Dataset extract.
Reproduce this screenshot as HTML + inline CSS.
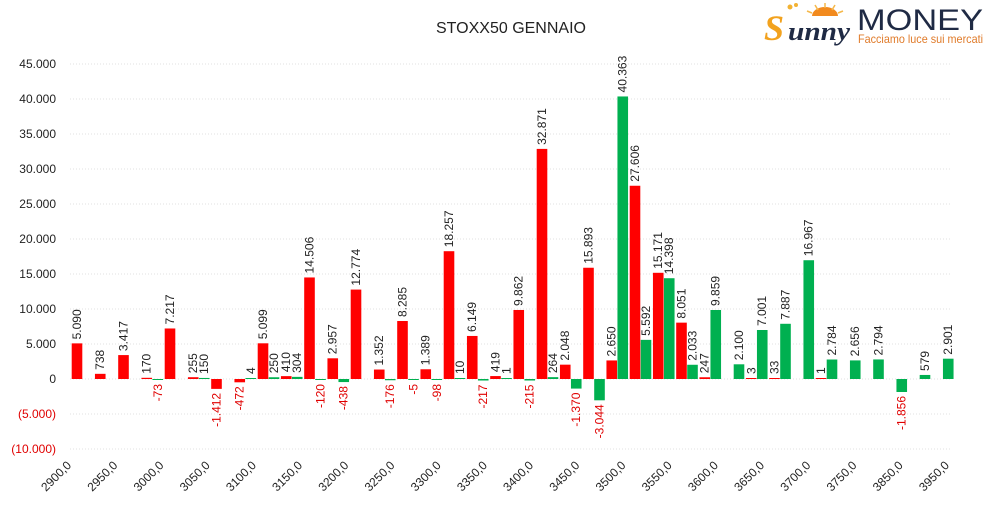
<!DOCTYPE html>
<html><head><meta charset="utf-8"><style>
html,body{margin:0;padding:0;background:#fff;}
svg{display:block;font-family:"Liberation Sans","DejaVu Sans",sans-serif;}
</style></head><body>
<svg id="chart" width="992" height="506" viewBox="0 0 992 506" xmlns="http://www.w3.org/2000/svg">
<rect width="992" height="506" fill="#fff"/>
<text x="511" y="33" text-anchor="middle" font-size="16" fill="#222">STOXX50 GENNAIO</text>
<g>
 <circle cx="790" cy="7" r="2.5" fill="#f2b233"/><circle cx="796" cy="5" r="2" fill="#f2b233"/>
 <path d="M812 16 A13 9 0 0 1 838 16 Z" fill="#f28a1e"/>
 <g stroke="#f5b84a" stroke-width="1.5"><line x1="825" y1="3" x2="825" y2="8"/><line x1="815" y1="5" x2="818" y2="10"/><line x1="835" y1="5" x2="832" y2="10"/><line x1="807" y1="11" x2="812" y2="13"/><line x1="843" y1="11" x2="838" y2="13"/></g>
 <text x="764" y="40" font-size="36" font-weight="bold" font-style="italic" fill="#f2a21e" font-family="Liberation Serif,serif">S</text>
 <text x="788" y="40" font-size="26" font-weight="bold" font-style="italic" fill="#1f2a44" font-family="Liberation Serif,serif" textLength="62" lengthAdjust="spacingAndGlyphs">unny</text>
 <text x="857" y="30" font-size="30" fill="#1f2a44" textLength="126" lengthAdjust="spacingAndGlyphs">MONEY</text>
 <text x="858" y="43" font-size="12" fill="#e07b2a" textLength="125" lengthAdjust="spacingAndGlyphs">Facciamo luce sui mercati</text>
</g>
<g id="grid"></g><g id="yaxis"></g><g id="bars"></g><g id="labels"></g><g id="xaxis"></g>
</svg>
<script>
const categories=[2900,2925,2950,2975,3000,3025,3050,3075,3100,3125,3150,3175,3200,3225,3250,3275,3300,3325,3350,3375,3400,3425,3450,3475,3500,3525,3550,3575,3600,3625,3650,3675,3700,3725,3750,3850,3900,3950];
const redValues=[5090,738,3417,170,7217,255,-1412,-472,5099,410,14506,2957,12774,1352,8285,1389,18257,6149,419,9862,32871,2048,15893,2650,27606,15171,8051,247,0,3,33,0,1,0,0,0,0,0];
const greenValues=[0,0,0,-73,0,150,0,4,250,304,-120,-438,0,-176,-5,-98,10,-217,1,-215,264,-1370,-3044,40363,5592,14398,2033,9859,2100,7001,7887,16967,2784,2656,2794,-1856,579,2901];
const redShown=[1,1,1,1,1,1,1,1,1,1,1,1,1,1,1,1,1,1,1,1,1,1,1,1,1,1,1,1,0,1,1,0,1,0,0,0,0,0];
const greenShown=[0,0,0,1,0,1,0,1,1,1,1,1,0,1,1,1,1,1,1,1,1,1,1,1,1,1,1,1,1,1,1,1,1,1,1,1,1,1];
const yTicks=[45000,40000,35000,30000,25000,20000,15000,10000,5000,0,-5000,-10000];
const xTickLabels=["2900,0","2950,0","3000,0","3050,0","3100,0","3150,0","3200,0","3250,0","3300,0","3350,0","3400,0","3450,0","3500,0","3550,0","3600,0","3650,0","3700,0","3750,0","3850,0","3950,0"];

const NS="http://www.w3.org/2000/svg";
const y0=379, pxPer=35/5000;
function yScale(v){return y0-v*pxPer;}
const bandW=23.25, redLeft0=71.7, barW=10.6;
function xRed(i){return redLeft0+i*bandW;}
function xGreen(i){return redLeft0+11+i*bandW;}
function fmt(v){const s=Math.abs(v).toString().replace(/\B(?=(\d{3})+(?!\d))/g,".");return (v<0?"-":"")+s;}
function fmtTick(v){const s=Math.abs(v).toString().replace(/\B(?=(\d{3})+(?!\d))/g,".");return v<0?"("+s+")":s;}
function mk(tag,attrs,parent){const e=document.createElementNS(NS,tag);for(const k in attrs)e.setAttribute(k,attrs[k]);parent.appendChild(e);return e;}
const grid=document.getElementById('grid'),yaxis=document.getElementById('yaxis'),bars=document.getElementById('bars'),labels=document.getElementById('labels'),xaxis=document.getElementById('xaxis');
yTicks.forEach(t=>{
  const y=yScale(t);
  const g=mk('line',{x1:70,x2:952,y1:y,y2:y,stroke:'#e2e2e2','stroke-width':1,'stroke-dasharray':'1,2'},grid);
  
  
  const tx=mk('text',{x:56,y:y+4,'text-anchor':'end','font-size':12,fill:t<0?'#e00000':'#222'},yaxis);
  tx.textContent=fmtTick(t);
  
  
});
function drawBar(i,v,x,color,shown){
  const h=Math.max(Math.abs(v)*pxPer,1);
  if(v!==0||shown){
    const r=mk('rect',{x:x,y:v>=0?y0-h:y0,width:barW,height:h,fill:color},bars);
    
    
  }
  if(!shown)return;
  const cx=x+barW/2+4;
  let t;
  if(v>=0){
    const yy=y0-h-4;
    t=mk('text',{x:cx,y:yy,transform:`rotate(-90 ${cx} ${yy})`,'font-size':12,fill:'#222'},labels);
  } else {
    const yy=y0+h+4;
    t=mk('text',{x:cx,y:yy,transform:`rotate(-90 ${cx} ${yy})`,'text-anchor':'end','font-size':12,fill:'#e00000'},labels);
  }
  t.textContent=fmt(v);
  
  
}
categories.forEach((c,i)=>{
  drawBar(i,redValues[i],xRed(i),'#ff0000',redShown[i]);
  drawBar(i,greenValues[i],xGreen(i),'#00b050',greenShown[i]);
});
xTickLabels.forEach((l,k)=>{
  const ax=72+k*46.2, ay=466;
  const t=mk('text',{x:ax,y:ay,transform:`rotate(-45 ${ax} ${ay})`,'text-anchor':'end','font-size':12,fill:'#222'},xaxis);
  t.textContent=l;
  
  
});
</script>
</body></html>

Stated task.
Repeat all the data as it stands, dropping any images it holds.

The solution.
Reproduce this screenshot as HTML + inline CSS.
<!DOCTYPE html>
<html><head><meta charset="utf-8"><style>
html,body{margin:0;padding:0;background:#fff;}
svg{display:block;font-family:"Liberation Sans","DejaVu Sans",sans-serif;}
</style></head><body>
<svg id="chart" width="992" height="506" viewBox="0 0 992 506" xmlns="http://www.w3.org/2000/svg">
<rect width="992" height="506" fill="#fff"/>
<text x="511" y="33" text-anchor="middle" font-size="16" fill="#222">STOXX50 GENNAIO</text>
<g>
 <circle cx="790" cy="7" r="2.5" fill="#f2b233"/><circle cx="796" cy="5" r="2" fill="#f2b233"/>
 <path d="M812 16 A13 9 0 0 1 838 16 Z" fill="#f28a1e"/>
 <g stroke="#f5b84a" stroke-width="1.5"><line x1="825" y1="3" x2="825" y2="8"/><line x1="815" y1="5" x2="818" y2="10"/><line x1="835" y1="5" x2="832" y2="10"/><line x1="807" y1="11" x2="812" y2="13"/><line x1="843" y1="11" x2="838" y2="13"/></g>
 <text x="764" y="40" font-size="36" font-weight="bold" font-style="italic" fill="#f2a21e" font-family="Liberation Serif,serif">S</text>
 <text x="788" y="40" font-size="26" font-weight="bold" font-style="italic" fill="#1f2a44" font-family="Liberation Serif,serif" textLength="62" lengthAdjust="spacingAndGlyphs">unny</text>
 <text x="857" y="30" font-size="30" fill="#1f2a44" textLength="126" lengthAdjust="spacingAndGlyphs">MONEY</text>
 <text x="858" y="43" font-size="12" fill="#e07b2a" textLength="125" lengthAdjust="spacingAndGlyphs">Facciamo luce sui mercati</text>
</g>
<g id="grid"></g><g id="yaxis"></g><g id="bars"></g><g id="labels"></g><g id="xaxis"></g>
</svg>
<script>
const categories=[2900,2925,2950,2975,3000,3025,3050,3075,3100,3125,3150,3175,3200,3225,3250,3275,3300,3325,3350,3375,3400,3425,3450,3475,3500,3525,3550,3575,3600,3625,3650,3675,3700,3725,3750,3850,3900,3950];
const redValues=[5090,738,3417,170,7217,255,-1412,-472,5099,410,14506,2957,12774,1352,8285,1389,18257,6149,419,9862,32871,2048,15893,2650,27606,15171,8051,247,0,3,33,0,1,0,0,0,0,0];
const greenValues=[0,0,0,-73,0,150,0,4,250,304,-120,-438,0,-176,-5,-98,10,-217,1,-215,264,-1370,-3044,40363,5592,14398,2033,9859,2100,7001,7887,16967,2784,2656,2794,-1856,579,2901];
const redShown=[1,1,1,1,1,1,1,1,1,1,1,1,1,1,1,1,1,1,1,1,1,1,1,1,1,1,1,1,0,1,1,0,1,0,0,0,0,0];
const greenShown=[0,0,0,1,0,1,0,1,1,1,1,1,0,1,1,1,1,1,1,1,1,1,1,1,1,1,1,1,1,1,1,1,1,1,1,1,1,1];
const yTicks=[45000,40000,35000,30000,25000,20000,15000,10000,5000,0,-5000,-10000];
const xTickLabels=["2900,0","2950,0","3000,0","3050,0","3100,0","3150,0","3200,0","3250,0","3300,0","3350,0","3400,0","3450,0","3500,0","3550,0","3600,0","3650,0","3700,0","3750,0","3850,0","3950,0"];

const NS="http://www.w3.org/2000/svg";
const y0=379, pxPer=35/5000;
function yScale(v){return y0-v*pxPer;}
const bandW=23.25, redLeft0=71.7, barW=10.6;
function xRed(i){return redLeft0+i*bandW;}
function xGreen(i){return redLeft0+11+i*bandW;}
function fmt(v){const s=Math.abs(v).toString().replace(/\B(?=(\d{3})+(?!\d))/g,".");return (v<0?"-":"")+s;}
function fmtTick(v){const s=Math.abs(v).toString().replace(/\B(?=(\d{3})+(?!\d))/g,".");return v<0?"("+s+")":s;}
function mk(tag,attrs,parent){const e=document.createElementNS(NS,tag);for(const k in attrs)e.setAttribute(k,attrs[k]);parent.appendChild(e);return e;}
const grid=document.getElementById('grid'),yaxis=document.getElementById('yaxis'),bars=document.getElementById('bars'),labels=document.getElementById('labels'),xaxis=document.getElementById('xaxis');
yTicks.forEach(t=>{
  const y=yScale(t);
  const g=mk('line',{x1:70,x2:952,y1:y,y2:y,stroke:'#e2e2e2','stroke-width':1,'stroke-dasharray':'1,2'},grid);
  
  
  const tx=mk('text',{x:56,y:y+4,'text-anchor':'end','font-size':12,fill:t<0?'#e00000':'#222'},yaxis);
  tx.textContent=fmtTick(t);
  
  
});
function drawBar(i,v,x,color,shown){
  const h=Math.max(Math.abs(v)*pxPer,1);
  if(v!==0||shown){
    const r=mk('rect',{x:x,y:v>=0?y0-h:y0,width:barW,height:h,fill:color},bars);
    
    
  }
  if(!shown)return;
  const cx=x+barW/2+4;
  let t;
  if(v>=0){
    const yy=y0-h-4;
    t=mk('text',{x:cx,y:yy,transform:`rotate(-90 ${cx} ${yy})`,'font-size':12,fill:'#222'},labels);
  } else {
    const yy=y0+h+4;
    t=mk('text',{x:cx,y:yy,transform:`rotate(-90 ${cx} ${yy})`,'text-anchor':'end','font-size':12,fill:'#e00000'},labels);
  }
  t.textContent=fmt(v);
  
  
}
categories.forEach((c,i)=>{
  drawBar(i,redValues[i],xRed(i),'#ff0000',redShown[i]);
  drawBar(i,greenValues[i],xGreen(i),'#00b050',greenShown[i]);
});
xTickLabels.forEach((l,k)=>{
  const ax=72+k*46.2, ay=466;
  const t=mk('text',{x:ax,y:ay,transform:`rotate(-45 ${ax} ${ay})`,'text-anchor':'end','font-size':12,fill:'#222'},xaxis);
  t.textContent=l;
  
  
});
</script>
</body></html>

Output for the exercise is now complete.